--- BEGIN Material ---
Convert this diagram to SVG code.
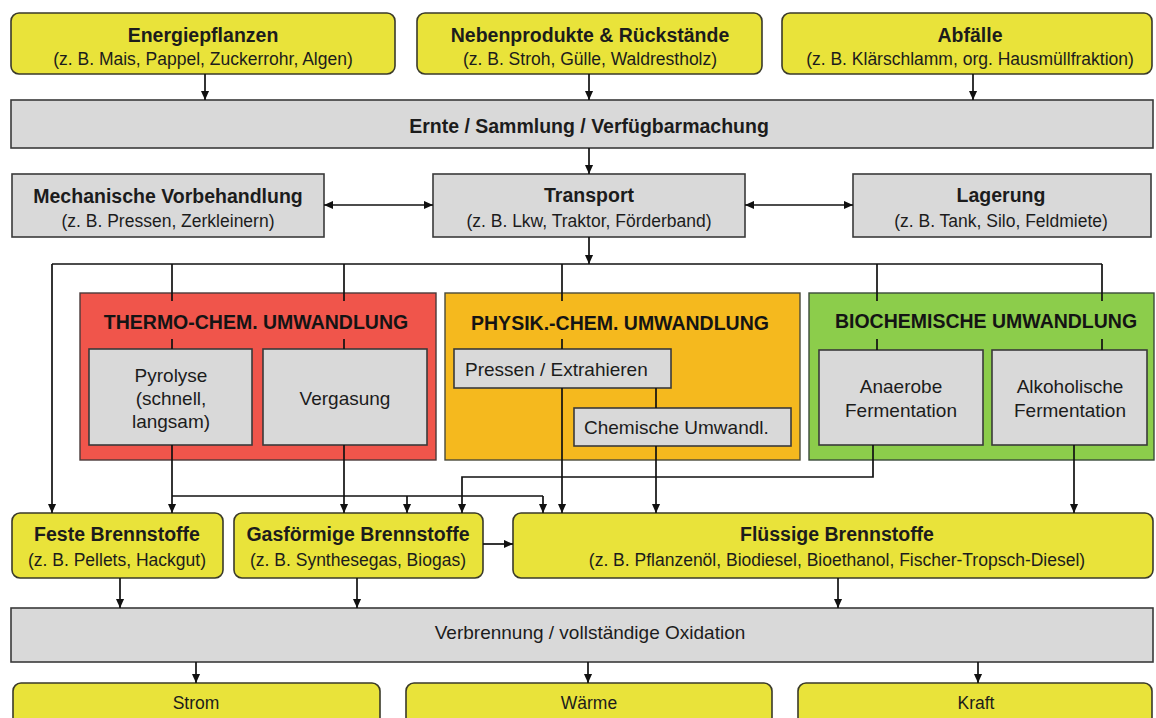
<svg xmlns="http://www.w3.org/2000/svg" width="1156" height="718" viewBox="0 0 1156 718">
<defs>
<marker id="ah" viewBox="0 0 10 10" refX="10" refY="5" markerWidth="10" markerHeight="9" markerUnits="userSpaceOnUse" orient="auto-start-reverse"><path d="M0,0.5 L10,5 L0,9.5 z" fill="#111"/></marker>
<style>
.y{fill:#E9E33A;stroke:#3a3a2a;stroke-width:1.6}
.g{fill:#D9D9D9;stroke:#3a3a3a;stroke-width:1.6}
.red{fill:#F0554B;stroke:#4a3a3a;stroke-width:1.4}
.org{fill:#F5B91E;stroke:#4a4a3a;stroke-width:1.4}
.grn{fill:#8CCD4B;stroke:#3a4a3a;stroke-width:1.4}
text{font-family:"Liberation Sans",Arial,sans-serif;fill:#1c1c1c}
.t{font-weight:bold;font-size:19.5px;text-anchor:middle}
.s{font-size:17.5px;text-anchor:middle}
.n{font-size:19px;text-anchor:middle}
.l{font-weight:bold;font-size:19.5px;text-anchor:middle;fill:#141414}
.c{stroke:#111;stroke-width:1.7;fill:none}
.a{stroke:#111;stroke-width:1.7;fill:none;marker-end:url(#ah)}
</style>
</defs>
<rect width="1156" height="718" fill="#ffffff"/>

<g id="energiepflanzen"><rect class="y" x="11" y="13" width="384" height="61" rx="8"/><text class="t" x="203" y="42">Energiepflanzen</text><text class="s" x="203" y="65">(z. B. Mais, Pappel, Zuckerrohr, Algen)</text></g>
<g id="nebenprodukte"><rect class="y" x="417" y="13" width="345" height="61" rx="8"/><text class="t" x="590" y="42">Nebenprodukte &amp; Rückstände</text><text class="s" x="590" y="65">(z. B. Stroh, Gülle, Waldrestholz)</text></g>
<g id="abfaelle"><rect class="y" x="782" y="13" width="370" height="61" rx="8"/><text class="t" x="970" y="42">Abfälle</text><text class="s" x="970" y="65">(z. B. Klärschlamm, org. Hausmüllfraktion)</text></g>

<g id="ernte"><rect class="g" x="11" y="100" width="1142" height="48"/><text class="t" x="589" y="133">Ernte / Sammlung / Verfügbarmachung</text></g>

<g id="mechanisch"><rect class="g" x="12" y="174" width="312" height="63"/><text class="t" x="168" y="203">Mechanische Vorbehandlung</text><text class="s" x="168" y="227">(z. B. Pressen, Zerkleinern)</text></g>
<g id="transport"><rect class="g" x="433" y="174" width="312" height="63"/><text class="t" x="589" y="202">Transport</text><text class="s" x="589" y="227">(z. B. Lkw, Traktor, Förderband)</text></g>
<g id="lagerung"><rect class="g" x="853" y="174" width="298" height="63"/><text class="t" x="1001" y="202">Lagerung</text><text class="s" x="1001" y="227">(z. B. Tank, Silo, Feldmiete)</text></g>

<g id="thermo"><rect class="red" x="80" y="293" width="356" height="167"/><text class="l" x="256" y="329">THERMO-CHEM. UMWANDLUNG</text></g>
<g id="physik"><rect class="org" x="445" y="293" width="355" height="167"/><text class="l" x="620" y="330">PHYSIK.-CHEM. UMWANDLUNG</text></g>
<g id="bio"><rect class="grn" x="809" y="293" width="345" height="167"/><text class="l" x="986" y="328">BIOCHEMISCHE UMWANDLUNG</text></g>

<g id="pyrolyse"><rect class="g" x="89" y="349" width="163" height="96"/><text class="n" x="171" y="382">Pyrolyse</text><text class="n" x="171" y="405">(schnell,</text><text class="n" x="171" y="428">langsam)</text></g>
<g id="vergasung"><rect class="g" x="263" y="349" width="164" height="96"/><text class="n" x="345" y="405">Vergasung</text></g>
<g id="pressen"><rect class="g" x="454" y="349" width="217" height="39"/><text class="n" x="465" y="376" style="text-anchor:start">Pressen / Extrahieren</text></g>
<g id="chemisch"><rect class="g" x="574" y="408" width="217" height="38"/><text class="n" x="584" y="434" style="text-anchor:start">Chemische Umwandl.</text></g>
<g id="anaerob"><rect class="g" x="819" y="350" width="164" height="95"/><text class="n" x="901" y="393">Anaerobe</text><text class="n" x="901" y="417">Fermentation</text></g>
<g id="alkohol"><rect class="g" x="992" y="350" width="155" height="95"/><text class="n" x="1070" y="393">Alkoholische</text><text class="n" x="1070" y="417">Fermentation</text></g>

<g id="feste"><rect class="y" x="12" y="513" width="211" height="65" rx="8"/><text class="t" x="117" y="541">Feste Brennstoffe</text><text class="s" x="117" y="566">(z. B. Pellets, Hackgut)</text></g>
<g id="gasfoermig"><rect class="y" x="234" y="513" width="249" height="65" rx="8"/><text class="t" x="358" y="541">Gasförmige Brennstoffe</text><text class="s" x="358" y="566">(z. B. Synthesegas, Biogas)</text></g>
<g id="fluessig"><rect class="y" x="513" y="513" width="640" height="65" rx="8"/><text class="t" x="837" y="541">Flüssige Brennstoffe</text><text class="s" x="837" y="566">(z. B. Pflanzenöl, Biodiesel, Bioethanol, Fischer-Tropsch-Diesel)</text></g>

<g id="verbrennung"><rect class="g" x="11" y="608" width="1142" height="54"/><text class="n" x="590" y="639">Verbrennung / vollständige Oxidation</text></g>

<g id="strom"><rect class="y" x="13" y="683" width="367" height="50" rx="8"/><text class="s" x="196" y="709">Strom</text></g>
<g id="waerme"><rect class="y" x="406" y="683" width="366" height="50" rx="8"/><text class="s" x="589" y="709">Wärme</text></g>
<g id="kraft"><rect class="y" x="798" y="683" width="354" height="50" rx="8"/><text class="s" x="976" y="709">Kraft</text></g>

<g id="connectors">
<path class="a" d="M205,74 V100"/>
<path class="a" d="M589,74 V100"/>
<path class="a" d="M973,74 V100"/>
<path class="a" d="M589,148 V174"/>
<path class="a" d="M324,205 H433" style="marker-start:url(#ah)"/>
<path class="a" d="M745,205 H853" style="marker-start:url(#ah)"/>
<path class="a" d="M589,237 V264"/>
<path class="c" d="M52,264 H1102"/>
<path class="a" d="M52,264 V513"/>
<path class="c" d="M172,264 V301 M172,339 V349"/>
<path class="c" d="M344,264 V301 M344,339 V349"/>
<path class="c" d="M562,264 V301 M562,339 V349"/>
<path class="c" d="M877,264 V301 M877,339 V350"/>
<path class="c" d="M1102,264 V301 M1102,339 V350"/>
<path class="a" d="M172,445 V513"/>
<path class="c" d="M172,496 H543"/>
<path class="a" d="M407,496 V513"/>
<path class="a" d="M543,496 V513"/>
<path class="a" d="M344,445 V513"/>
<path class="a" d="M873,445 V477 H462 V513"/>
<path class="a" d="M562,388 V513"/>
<path class="c" d="M656,388 V408"/>
<path class="a" d="M656,446 V513"/>
<path class="a" d="M1074,445 V513"/>
<path class="a" d="M483,544 H513"/>
<path class="a" d="M120,578 V608"/>
<path class="a" d="M357,578 V608"/>
<path class="a" d="M838,578 V608"/>
<path class="a" d="M196,662 V683"/>
<path class="a" d="M588,662 V683"/>
<path class="a" d="M978,662 V683"/>
</g>
</svg>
--- END Material ---
Set task
Repeat the material above in full and exactly, omitting the pictures.

Answer for the task
Convert this diagram to SVG code.
<svg xmlns="http://www.w3.org/2000/svg" width="1156" height="718" viewBox="0 0 1156 718">
<defs>
<marker id="ah" viewBox="0 0 10 10" refX="10" refY="5" markerWidth="10" markerHeight="9" markerUnits="userSpaceOnUse" orient="auto-start-reverse"><path d="M0,0.5 L10,5 L0,9.5 z" fill="#111"/></marker>
<style>
.y{fill:#E9E33A;stroke:#3a3a2a;stroke-width:1.6}
.g{fill:#D9D9D9;stroke:#3a3a3a;stroke-width:1.6}
.red{fill:#F0554B;stroke:#4a3a3a;stroke-width:1.4}
.org{fill:#F5B91E;stroke:#4a4a3a;stroke-width:1.4}
.grn{fill:#8CCD4B;stroke:#3a4a3a;stroke-width:1.4}
text{font-family:"Liberation Sans",Arial,sans-serif;fill:#1c1c1c}
.t{font-weight:bold;font-size:19.5px;text-anchor:middle}
.s{font-size:17.5px;text-anchor:middle}
.n{font-size:19px;text-anchor:middle}
.l{font-weight:bold;font-size:19.5px;text-anchor:middle;fill:#141414}
.c{stroke:#111;stroke-width:1.7;fill:none}
.a{stroke:#111;stroke-width:1.7;fill:none;marker-end:url(#ah)}
</style>
</defs>
<rect width="1156" height="718" fill="#ffffff"/>

<g id="energiepflanzen"><rect class="y" x="11" y="13" width="384" height="61" rx="8"/><text class="t" x="203" y="42">Energiepflanzen</text><text class="s" x="203" y="65">(z. B. Mais, Pappel, Zuckerrohr, Algen)</text></g>
<g id="nebenprodukte"><rect class="y" x="417" y="13" width="345" height="61" rx="8"/><text class="t" x="590" y="42">Nebenprodukte &amp; Rückstände</text><text class="s" x="590" y="65">(z. B. Stroh, Gülle, Waldrestholz)</text></g>
<g id="abfaelle"><rect class="y" x="782" y="13" width="370" height="61" rx="8"/><text class="t" x="970" y="42">Abfälle</text><text class="s" x="970" y="65">(z. B. Klärschlamm, org. Hausmüllfraktion)</text></g>

<g id="ernte"><rect class="g" x="11" y="100" width="1142" height="48"/><text class="t" x="589" y="133">Ernte / Sammlung / Verfügbarmachung</text></g>

<g id="mechanisch"><rect class="g" x="12" y="174" width="312" height="63"/><text class="t" x="168" y="203">Mechanische Vorbehandlung</text><text class="s" x="168" y="227">(z. B. Pressen, Zerkleinern)</text></g>
<g id="transport"><rect class="g" x="433" y="174" width="312" height="63"/><text class="t" x="589" y="202">Transport</text><text class="s" x="589" y="227">(z. B. Lkw, Traktor, Förderband)</text></g>
<g id="lagerung"><rect class="g" x="853" y="174" width="298" height="63"/><text class="t" x="1001" y="202">Lagerung</text><text class="s" x="1001" y="227">(z. B. Tank, Silo, Feldmiete)</text></g>

<g id="thermo"><rect class="red" x="80" y="293" width="356" height="167"/><text class="l" x="256" y="329">THERMO-CHEM. UMWANDLUNG</text></g>
<g id="physik"><rect class="org" x="445" y="293" width="355" height="167"/><text class="l" x="620" y="330">PHYSIK.-CHEM. UMWANDLUNG</text></g>
<g id="bio"><rect class="grn" x="809" y="293" width="345" height="167"/><text class="l" x="986" y="328">BIOCHEMISCHE UMWANDLUNG</text></g>

<g id="pyrolyse"><rect class="g" x="89" y="349" width="163" height="96"/><text class="n" x="171" y="382">Pyrolyse</text><text class="n" x="171" y="405">(schnell,</text><text class="n" x="171" y="428">langsam)</text></g>
<g id="vergasung"><rect class="g" x="263" y="349" width="164" height="96"/><text class="n" x="345" y="405">Vergasung</text></g>
<g id="pressen"><rect class="g" x="454" y="349" width="217" height="39"/><text class="n" x="465" y="376" style="text-anchor:start">Pressen / Extrahieren</text></g>
<g id="chemisch"><rect class="g" x="574" y="408" width="217" height="38"/><text class="n" x="584" y="434" style="text-anchor:start">Chemische Umwandl.</text></g>
<g id="anaerob"><rect class="g" x="819" y="350" width="164" height="95"/><text class="n" x="901" y="393">Anaerobe</text><text class="n" x="901" y="417">Fermentation</text></g>
<g id="alkohol"><rect class="g" x="992" y="350" width="155" height="95"/><text class="n" x="1070" y="393">Alkoholische</text><text class="n" x="1070" y="417">Fermentation</text></g>

<g id="feste"><rect class="y" x="12" y="513" width="211" height="65" rx="8"/><text class="t" x="117" y="541">Feste Brennstoffe</text><text class="s" x="117" y="566">(z. B. Pellets, Hackgut)</text></g>
<g id="gasfoermig"><rect class="y" x="234" y="513" width="249" height="65" rx="8"/><text class="t" x="358" y="541">Gasförmige Brennstoffe</text><text class="s" x="358" y="566">(z. B. Synthesegas, Biogas)</text></g>
<g id="fluessig"><rect class="y" x="513" y="513" width="640" height="65" rx="8"/><text class="t" x="837" y="541">Flüssige Brennstoffe</text><text class="s" x="837" y="566">(z. B. Pflanzenöl, Biodiesel, Bioethanol, Fischer-Tropsch-Diesel)</text></g>

<g id="verbrennung"><rect class="g" x="11" y="608" width="1142" height="54"/><text class="n" x="590" y="639">Verbrennung / vollständige Oxidation</text></g>

<g id="strom"><rect class="y" x="13" y="683" width="367" height="50" rx="8"/><text class="s" x="196" y="709">Strom</text></g>
<g id="waerme"><rect class="y" x="406" y="683" width="366" height="50" rx="8"/><text class="s" x="589" y="709">Wärme</text></g>
<g id="kraft"><rect class="y" x="798" y="683" width="354" height="50" rx="8"/><text class="s" x="976" y="709">Kraft</text></g>

<g id="connectors">
<path class="a" d="M205,74 V100"/>
<path class="a" d="M589,74 V100"/>
<path class="a" d="M973,74 V100"/>
<path class="a" d="M589,148 V174"/>
<path class="a" d="M324,205 H433" style="marker-start:url(#ah)"/>
<path class="a" d="M745,205 H853" style="marker-start:url(#ah)"/>
<path class="a" d="M589,237 V264"/>
<path class="c" d="M52,264 H1102"/>
<path class="a" d="M52,264 V513"/>
<path class="c" d="M172,264 V301 M172,339 V349"/>
<path class="c" d="M344,264 V301 M344,339 V349"/>
<path class="c" d="M562,264 V301 M562,339 V349"/>
<path class="c" d="M877,264 V301 M877,339 V350"/>
<path class="c" d="M1102,264 V301 M1102,339 V350"/>
<path class="a" d="M172,445 V513"/>
<path class="c" d="M172,496 H543"/>
<path class="a" d="M407,496 V513"/>
<path class="a" d="M543,496 V513"/>
<path class="a" d="M344,445 V513"/>
<path class="a" d="M873,445 V477 H462 V513"/>
<path class="a" d="M562,388 V513"/>
<path class="c" d="M656,388 V408"/>
<path class="a" d="M656,446 V513"/>
<path class="a" d="M1074,445 V513"/>
<path class="a" d="M483,544 H513"/>
<path class="a" d="M120,578 V608"/>
<path class="a" d="M357,578 V608"/>
<path class="a" d="M838,578 V608"/>
<path class="a" d="M196,662 V683"/>
<path class="a" d="M588,662 V683"/>
<path class="a" d="M978,662 V683"/>
</g>
</svg>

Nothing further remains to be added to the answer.